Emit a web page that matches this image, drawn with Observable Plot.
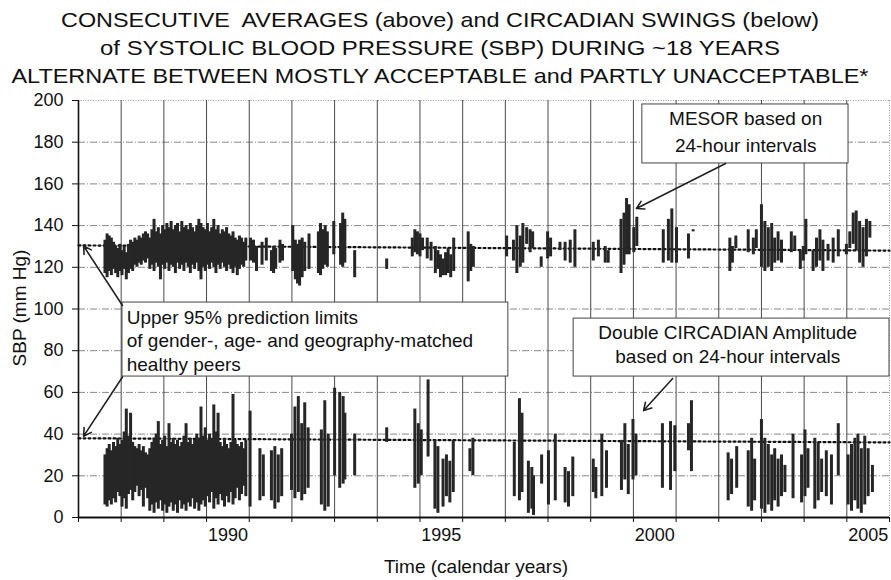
<!DOCTYPE html>
<html><head><meta charset="utf-8">
<script src="https://cdn.jsdelivr.net/npm/d3@7"></script>
<script src="https://cdn.jsdelivr.net/npm/@observablehq/plot@0.6"></script>
<style>body{margin:0;background:#fff;} svg{display:block;}</style>
</head><body><div id="chart"></div>
<script>
// ---------------- DATA ----------------
const titleLines = [
  "CONSECUTIVE  AVERAGES (above) and CIRCADIAN SWINGS (below)",
  "of SYSTOLIC BLOOD PRESSURE (SBP) DURING ~18 YEARS",
  "ALTERNATE BETWEEN MOSTLY ACCEPTABLE and PARTLY UNACCEPTABLE*"
];
const yLabel = "SBP (mm Hg)";
const xLabel = "Time (calendar years)";
const yTicks = [0, 20, 40, 60, 80, 100, 120, 140, 160, 180, 200];
const yearTicks = d3.range(1987, 2007);
const yearLabels = [1990, 1995, 2000, 2005];

// Upper 95% prediction limits (start / end of record)
const limitMesor = [[1987, 130.5], [2006, 128]];
const limitAmp = [[1987, 38], [2006, 36]];

// MESOR (24-h) : [year, low, high]
const mesor = [
 [1987.62,117,133],[1987.67,115,136],[1987.72,118,135],[1987.77,116,134],[1987.82,119,132],
 [1987.87,117,130],[1987.92,115,129],[1987.97,118,131],[1988.02,116,128],[1988.07,119,130],
 [1988.12,114,127],[1988.17,117,131],[1988.22,119,133],[1988.27,118,132],[1988.32,121,134],
 [1988.37,120,133],[1988.42,122,135],[1988.47,121,134],[1988.52,123,136],[1988.57,122,137],
 [1988.62,124,136],[1988.67,119,134],[1988.72,121,138],[1988.77,118,143],[1988.82,122,137],
 [1988.87,120,139],[1988.92,114,136],[1988.97,121,140],[1989.02,119,138],[1989.07,122,141],
 [1989.12,118,139],[1989.17,121,142],[1989.22,120,138],[1989.27,117,140],[1989.32,122,141],
 [1989.37,119,137],[1989.42,121,142],[1989.47,118,139],[1989.52,122,140],[1989.57,120,138],
 [1989.62,117,141],[1989.67,121,139],[1989.72,119,137],[1989.77,122,140],[1989.82,118,143],
 [1989.87,114,141],[1989.92,120,139],[1989.97,118,138],[1990.02,121,141],[1990.07,119,137],
 [1990.12,122,139],[1990.17,120,143],[1990.22,117,138],[1990.27,121,140],[1990.32,119,136],
 [1990.37,122,138],[1990.42,120,137],[1990.47,118,139],[1990.52,121,136],[1990.57,119,135],
 [1990.62,117,137],[1990.67,120,134],[1990.72,116,133],[1990.77,119,135],[1990.82,121,134],
 [1990.87,120,132],[1990.92,123,134],
 [1991.03,123,134],[1991.10,122,133],[1991.17,118,130],[1991.30,121,132],[1991.40,123,134],
 [1991.52,118,128],[1991.57,117,130],[1991.62,119,129],[1991.72,122,133],[1991.78,123,131],
 [1992.02,118,140],[1992.08,114,133],[1992.13,112,131],[1992.18,111,133],[1992.24,115,134],
 [1992.30,118,132],[1992.40,119,136],[1992.62,117,137],[1992.67,116,141],[1992.72,119,138],
 [1992.78,121,140],[1992.83,120,137],[1992.98,126,142],[1993.14,121,141],[1993.19,120,146],
 [1993.24,122,143],[1993.47,115,128],[1994.22,119,124],
 [1994.82,125,134],[1994.88,127,138],[1994.94,126,137],[1995.00,125,136],[1995.06,128,134],
 [1995.17,124,134],[1995.26,123,132],[1995.36,117,130],[1995.42,119,128],[1995.48,115,126],
 [1995.54,116,124],[1995.60,116,127],[1995.66,117,129],[1995.72,115,126],[1995.79,118,134],
 [1996.13,113,137],[1996.19,118,131],[1996.25,120,130],
 [1997.03,125,135],[1997.19,123,133],[1997.27,117,140],[1997.35,120,135],[1997.41,122,141],
 [1997.50,131,139],[1997.58,127,138],[1997.64,129,137],[1997.84,120,125],[1997.99,124,137],
 [1998.06,125,134],[1998.28,128,132],[1998.40,123,132],[1998.52,122,133],[1998.63,120,138],
 [1999.06,123,132],[1999.18,125,133],[1999.34,122,130],[1999.41,122,128],
 [1999.71,117,143],[1999.78,121,146],[1999.84,126,153],[1999.90,126,150],[2000.01,127,139],
 [2000.08,130,144],[2000.70,122,138],[2000.82,123,143],[2000.90,122,148],[2001.01,122,139],
 [2001.29,124,136],[2001.40,137,138],
 [2002.26,118,134],[2002.32,122,130],[2002.40,129,135],[2002.69,127,138],[2002.81,126,134],
 [2002.88,129,138],[2003.00,120,150],[2003.08,118,142],[2003.16,120,139],[2003.24,118,141],
 [2003.31,122,134],[2003.39,123,137],[2003.47,122,133],[2003.70,127,137],[2003.78,128,135],
 [2003.91,119,128],[2003.98,123,130],[2004.04,126,143],[2004.21,118,128],[2004.29,120,134],
 [2004.37,123,138],[2004.44,118,133],[2004.56,123,131],[2004.68,122,134],[2004.80,125,138],
 [2004.99,126,131],[2005.07,129,137],[2005.15,131,146],[2005.22,128,147],[2005.30,122,142],
 [2005.38,120,139],[2005.46,125,143],[2005.54,134,142]
];

// Double circadian amplitude (24-h) : [year, low, high]
const amplitude = [
 [1987.62,6,30],[1987.67,5,33],[1987.72,8,35],[1987.77,6,32],[1987.82,9,36],[1987.87,7,34],
 [1987.92,12,38],[1987.97,10,35],[1988.02,5,37],[1988.07,9,41],[1988.12,4,52],[1988.17,11,39],
 [1988.22,13,50],[1988.27,8,36],[1988.32,12,34],[1988.37,15,33],[1988.42,10,35],[1988.47,13,32],
 [1988.52,5,34],[1988.57,14,31],[1988.62,9,30],[1988.67,3,33],[1988.72,6,36],[1988.77,2,38],
 [1988.82,7,40],[1988.87,4,46],[1988.92,8,35],[1988.97,3,37],[1989.02,6,39],[1989.07,2,34],
 [1989.12,5,45],[1989.17,7,36],[1989.22,3,38],[1989.27,6,35],[1989.32,2,37],[1989.37,8,34],
 [1989.42,4,36],[1989.47,6,39],[1989.52,3,45],[1989.57,7,36],[1989.62,5,38],[1989.67,9,35],
 [1989.72,4,37],[1989.77,7,40],[1989.82,3,38],[1989.87,6,53],[1989.92,8,39],[1989.97,5,43],
 [1990.02,10,37],[1990.07,7,40],[1990.12,12,38],[1990.17,4,54],[1990.22,9,41],[1990.27,6,50],
 [1990.32,11,36],[1990.37,8,34],[1990.42,5,38],[1990.47,10,35],[1990.52,7,33],[1990.57,12,36],
 [1990.62,6,59],[1990.67,9,37],[1990.72,14,35],[1990.77,8,34],[1990.82,11,36],[1990.87,15,33],
 [1990.92,10,37],
 [1991.02,5,51],[1991.25,8,33],[1991.33,10,30],[1991.52,8,32],[1991.60,4,34],[1991.68,7,30],
 [1991.76,10,33],[1991.99,13,40],[1992.07,9,53],[1992.15,12,58],[1992.23,8,45],[1992.30,11,55],
 [1992.38,14,43],[1992.69,6,42],[1992.77,3,56],[1992.85,5,40],[1993.00,20,62],[1993.12,14,60],
 [1993.20,16,58],[1993.24,18,50],[1993.47,20,40],[1994.22,36,43],
 [1994.88,14,52],[1994.96,16,45],[1995.03,20,42],[1995.19,29,66],[1995.35,4,37],[1995.42,2,34],
 [1995.54,5,28],[1995.62,10,30],[1995.70,7,27],[1995.78,12,37],[1996.17,22,33],[1996.24,20,38],
 [1997.21,10,36],[1997.33,8,57],[1997.39,12,50],[1997.54,2,27],[1997.62,4,24],[1997.66,1,20],
 [1997.85,16,30],[1998.01,6,32],[1998.17,8,40],[1998.40,7,24],[1998.48,5,22],[1998.58,10,29],
 [1999.06,12,28],[1999.12,9,24],[1999.26,10,40],[1999.37,14,32],[1999.72,13,37],[1999.80,18,45],
 [1999.88,11,35],[1999.99,18,47],[2000.06,20,40],[2000.68,14,45],[2000.87,13,46],[2000.97,22,44],
 [2001.29,32,45],[2001.36,22,56],
 [2002.22,8,31],[2002.30,11,28],[2002.42,14,34],[2002.69,5,32],[2002.77,3,38],[2002.84,8,28],
 [2003.00,4,47],[2003.08,2,38],[2003.16,6,35],[2003.24,3,30],[2003.31,8,33],[2003.39,5,28],
 [2003.47,10,30],[2003.55,12,25],[2003.74,9,40],[2003.94,7,30],[2004.02,10,42],[2004.09,14,33],
 [2004.25,4,38],[2004.33,8,36],[2004.41,12,28],[2004.52,10,32],[2004.64,6,30],[2004.80,20,45],
 [2005.03,6,30],[2005.11,3,35],[2005.19,8,38],[2005.26,4,40],[2005.34,2,33],[2005.42,6,39],
 [2005.50,10,33],[2005.60,12,25]
];

// Annotation texts
const mesorNote = ["MESOR based on", "24-hour intervals"];
const limitNote = ["Upper 95% prediction limits", "of gender-, age- and geography-matched", "healthy peers"];
const ampNote = ["Double CIRCADIAN Amplitude", "based on 24-hour intervals"];

// Annotation placement (data units: year, mm Hg)
const notes = {
  mesorBox: {x1: 2000.21, x2: 2005.04, y1: 169.8, y2: 198.1, tx: 2002.63, ty: [191.4, 178.4]},
  mesorArrow: [{x1: 2002.16, y1: 169.8, x2: 2000.07, y2: 148.2}],
  limitBox: {x1: 1988.03, x2: 1997.07, y1: 67.6, y2: 103.1, tx: 1988.13, ty: [95.9, 84.5, 73.3]},
  limitArrows: [
    {x1: 1988.03, y1: 101.7, x2: 1987.12, y2: 130.2},
    {x1: 1988.03, y1: 67.4, x2: 1987.12, y2: 39.0}
  ],
  ampBox: {x1: 1998.6, x2: 2006, y1: 67.6, y2: 95.4, tx: 2002.21, ty: [88.7, 77.2]},
  ampArrow: [{x1: 2000.92, y1: 66.7, x2: 2000.24, y2: 51.3}]
};

// ---------------- CHART ----------------
const FONT = "'Liberation Sans', Arial, Helvetica, sans-serif";
const W = 891, H = 580;
const box = b => Plot.rect([b], {x1: "x1", x2: "x2", y1: "y1", y2: "y2", fill: "white", stroke: "#444", strokeWidth: 1});
const boxText = (lines, b, anchor) => Plot.text(lines.map((t, i) => ({t, x: b.tx, y: b.ty[i]})),
  {x: "x", y: "y", text: "t", textAnchor: anchor, fontSize: 19, fill: "#111"});
const arrows = a => Plot.arrow(a, {x1: "x1", y1: "y1", x2: "x2", y2: "y2", stroke: "#222", strokeWidth: 1.6, headLength: 8});

const chart = Plot.plot({
  width: W, height: H,
  marginTop: 100, marginBottom: 63, marginLeft: 78, marginRight: 2,
  style: {fontFamily: FONT, fontSize: "18px", color: "#111", background: "white", overflow: "visible"},
  x: {domain: [1987, 2006], axis: null},
  y: {domain: [0, 200], axis: null},
  marks: [
    Plot.ruleY(yTicks.filter(d => d > 0 && d < 200), {stroke: "#888", strokeWidth: 1, strokeDasharray: "7,2,1,2"}),
    Plot.ruleY([200], {stroke: "#999", strokeWidth: 1, strokeDasharray: "1,1.5"}),
    Plot.ruleX(yearTicks.filter(d => d > 1987 && d < 2006), {stroke: "#4a4a4a", strokeWidth: 1}),
    Plot.ruleX([2006], {stroke: "#999", strokeWidth: 1, strokeDasharray: "1,1.5"}),
    Plot.line(limitMesor, {x: d => d[0], y: d => d[1], stroke: "#111", strokeWidth: 2.2, strokeDasharray: "2,3"}),
    Plot.line(limitAmp, {x: d => d[0], y: d => d[1], stroke: "#111", strokeWidth: 2.2, strokeDasharray: "2,3"}),
    Plot.ruleX(mesor, {x: d => d[0], y1: d => d[1], y2: d => d[2], stroke: "#262626", strokeWidth: 3}),
    Plot.ruleX(amplitude, {x: d => d[0], y1: d => d[1], y2: d => d[2], stroke: "#262626", strokeWidth: 3}),
    box(notes.mesorBox), boxText(mesorNote, notes.mesorBox, "middle"),
    arrows(notes.mesorArrow),
    box(notes.limitBox), boxText(limitNote, notes.limitBox, "start"),
    arrows(notes.limitArrows),
    box(notes.ampBox), boxText(ampNote, notes.ampBox, "middle"),
    arrows(notes.ampArrow),
    Plot.ruleX([1987], {stroke: "#111", strokeWidth: 1.6}),
    Plot.ruleY([0], {stroke: "#111", strokeWidth: 2}),
    Plot.axisY({ticks: yTicks, tickSize: 6, tickPadding: 9, fontSize: 18, label: null, tickFormat: d => String(d), stroke: "#111"}),
    Plot.axisX({ticks: yearTicks, tickSize: 5, label: null, tickFormat: () => "", stroke: "#111"}),
    Plot.axisX({ticks: yearLabels.map(y => y + 0.5), tickSize: 0, tickPadding: 11, fontSize: 18, label: null, tickFormat: d => String(Math.floor(d))})
  ]
});
document.getElementById("chart").appendChild(chart);

const svg = d3.select(chart);
const titleY = [19, 47, 75];
const titleLen = [758, 680, 857];
titleLines.forEach((t, i) => {
  svg.append("text").attr("x", 440).attr("y", titleY[i]).attr("text-anchor", "middle")
    .attr("dominant-baseline", "central").attr("font-family", FONT).attr("font-size", 21)
    .attr("fill", "#111").attr("textLength", titleLen[i]).attr("lengthAdjust", "spacingAndGlyphs").text(t);
});
svg.append("text").attr("transform", "translate(19,308) rotate(-90)").attr("text-anchor", "middle")
  .attr("dominant-baseline", "central").attr("font-family", FONT).attr("font-size", 19).attr("fill", "#111").text(yLabel);
svg.append("text").attr("x", 476).attr("y", 566).attr("text-anchor", "middle")
  .attr("dominant-baseline", "central").attr("font-family", FONT).attr("font-size", 19).attr("fill", "#111").text(xLabel);
</script></body></html>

Directions for this task »
Repeat the lines above, starting at the first and stopping after the line that holds "const limitAmp = [[1987, 38], [2006, 36]];", with the pictures left out.

Correct response »
Emit a web page that matches this image, drawn with Observable Plot.
<!DOCTYPE html>
<html><head><meta charset="utf-8">
<script src="https://cdn.jsdelivr.net/npm/d3@7"></script>
<script src="https://cdn.jsdelivr.net/npm/@observablehq/plot@0.6"></script>
<style>body{margin:0;background:#fff;} svg{display:block;}</style>
</head><body><div id="chart"></div>
<script>
// ---------------- DATA ----------------
const titleLines = [
  "CONSECUTIVE  AVERAGES (above) and CIRCADIAN SWINGS (below)",
  "of SYSTOLIC BLOOD PRESSURE (SBP) DURING ~18 YEARS",
  "ALTERNATE BETWEEN MOSTLY ACCEPTABLE and PARTLY UNACCEPTABLE*"
];
const yLabel = "SBP (mm Hg)";
const xLabel = "Time (calendar years)";
const yTicks = [0, 20, 40, 60, 80, 100, 120, 140, 160, 180, 200];
const yearTicks = d3.range(1987, 2007);
const yearLabels = [1990, 1995, 2000, 2005];

// Upper 95% prediction limits (start / end of record)
const limitMesor = [[1987, 130.5], [2006, 128]];
const limitAmp = [[1987, 38], [2006, 36]];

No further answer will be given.